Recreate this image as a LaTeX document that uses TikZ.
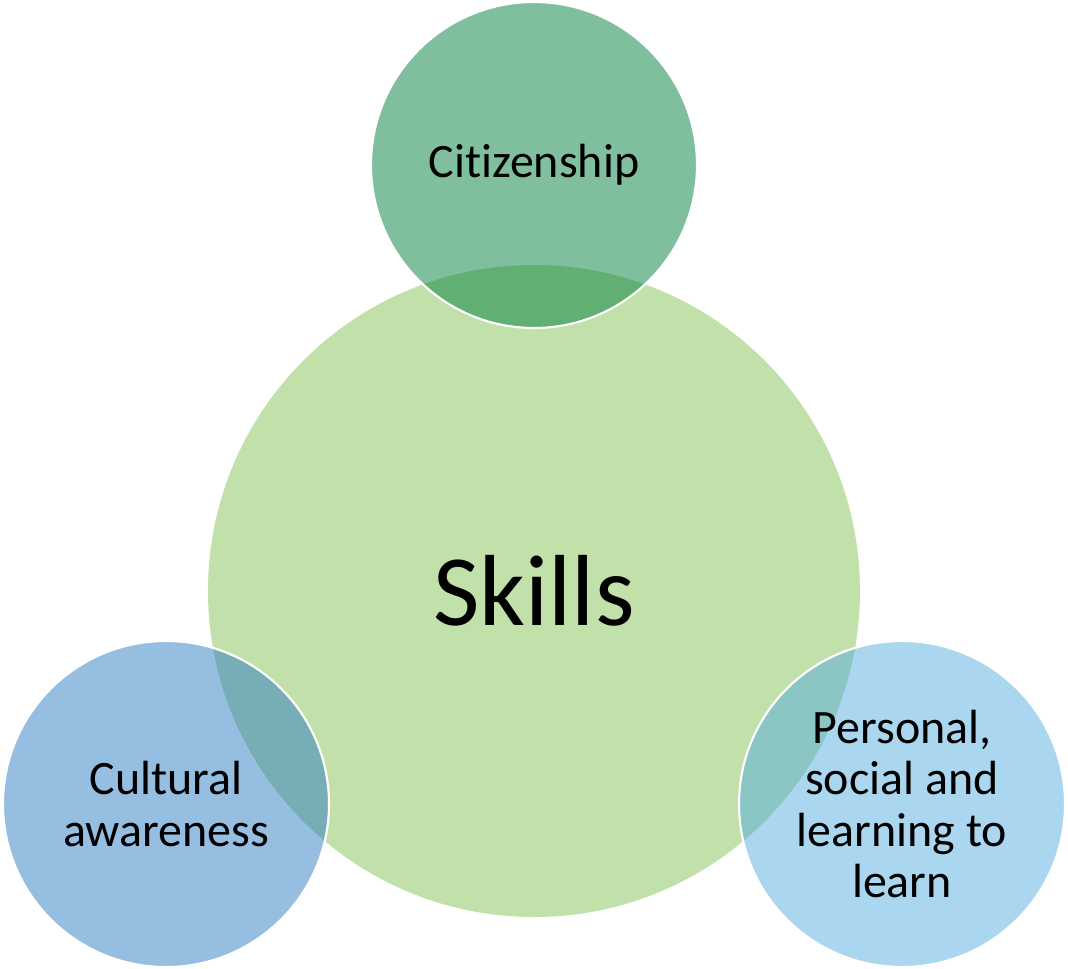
\documentclass[tikz,border=0pt]{standalone}
\usepackage{fontspec}
\setmainfont{Carlito}[Ligatures={NoCommon}]
\usepackage{tikz}

\definecolor{skillgreen}{RGB}{194,224,170}
\definecolor{citgreen}{RGB}{2,128,62}
\definecolor{culblue}{RGB}{45,125,193}
\definecolor{perblue}{RGB}{87,173,223}

\begin{document}
\begin{tikzpicture}[
  disc/.style={circle,inner sep=0pt,align=center,text=black},
  bigdisc/.style={disc,minimum size=13.04cm,fill=skillgreen,font=\fontsize{57.5}{60}\selectfont},
  smalldisc/.style={disc,minimum size=6.52cm,draw=white,line width=1.2pt,fill opacity=0.5,text opacity=1,font=\fontsize{27.3}{29.3}\selectfont}]
\useasboundingbox (-10.68,-7.54) rectangle (10.68,11.82);
\node[bigdisc] (skills) at (0,0) {Skills};
\node[smalldisc,fill=citgreen] (citizen) at (0,8.52) {Citizenship};
\node[smalldisc,fill=culblue] (culture) at (-7.36,-4.26) {Cultural\\awareness};
\node[smalldisc,fill=perblue] (personal) at (7.36,-4.26) {Personal,\\social and\\learning to\\learn};
\end{tikzpicture}
\end{document}
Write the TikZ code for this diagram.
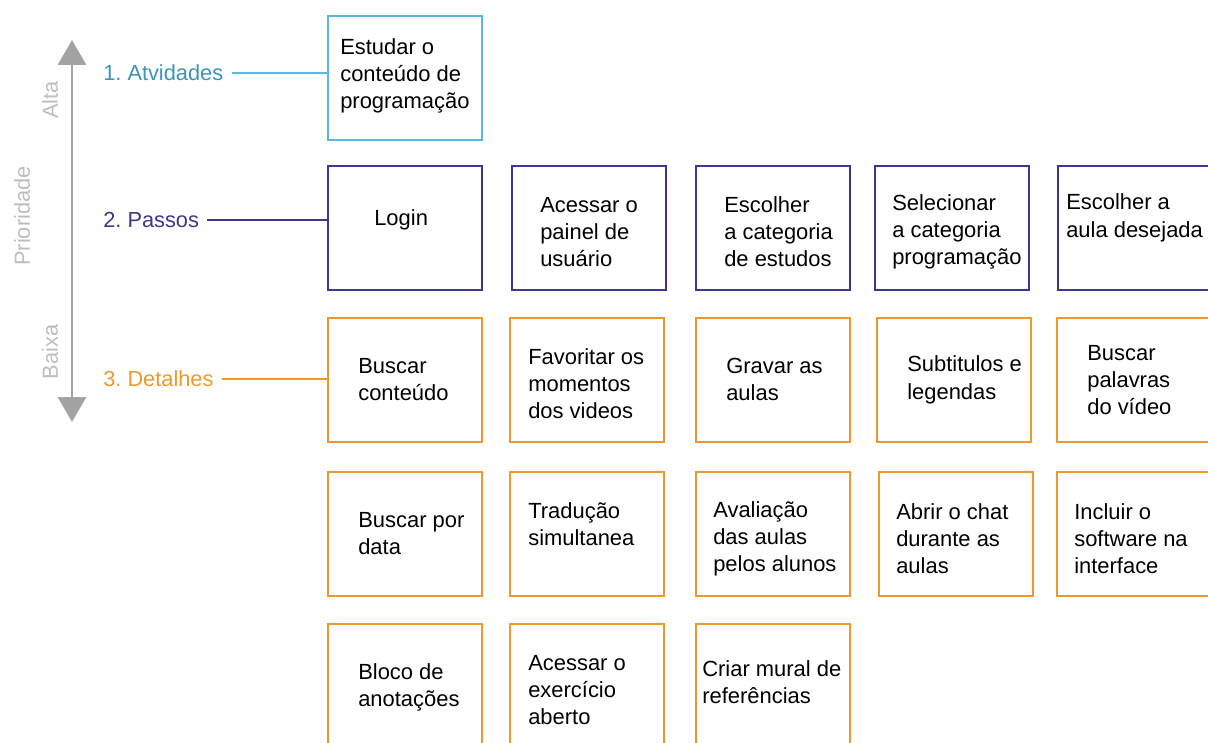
- - -
WHAT IS EXPECTED> Repeat the material above verbatim, with no pictures in the output.

RESULT OF THE TASK>
Recreate this image as a LaTeX document that uses TikZ.
\documentclass[tikz,border=0pt]{standalone}
\usepackage{fontspec}
\setmainfont{Carlito}[Ligatures={NoCommon}]
\usepackage{tikz}

\definecolor{skillgreen}{RGB}{194,224,170}
\definecolor{citgreen}{RGB}{2,128,62}
\definecolor{culblue}{RGB}{45,125,193}
\definecolor{perblue}{RGB}{87,173,223}

\begin{document}
\begin{tikzpicture}[
  disc/.style={circle,inner sep=0pt,align=center,text=black},
  bigdisc/.style={disc,minimum size=13.04cm,fill=skillgreen,font=\fontsize{57.5}{60}\selectfont},
  smalldisc/.style={disc,minimum size=6.52cm,draw=white,line width=1.2pt,fill opacity=0.5,text opacity=1,font=\fontsize{27.3}{29.3}\selectfont}]
\useasboundingbox (-10.68,-7.54) rectangle (10.68,11.82);
\node[bigdisc] (skills) at (0,0) {Skills};
\node[smalldisc,fill=citgreen] (citizen) at (0,8.52) {Citizenship};
\node[smalldisc,fill=culblue] (culture) at (-7.36,-4.26) {Cultural\\awareness};
\node[smalldisc,fill=perblue] (personal) at (7.36,-4.26) {Personal,\\social and\\learning to\\learn};
\end{tikzpicture}
\end{document}
Write the TikZ code for this diagram.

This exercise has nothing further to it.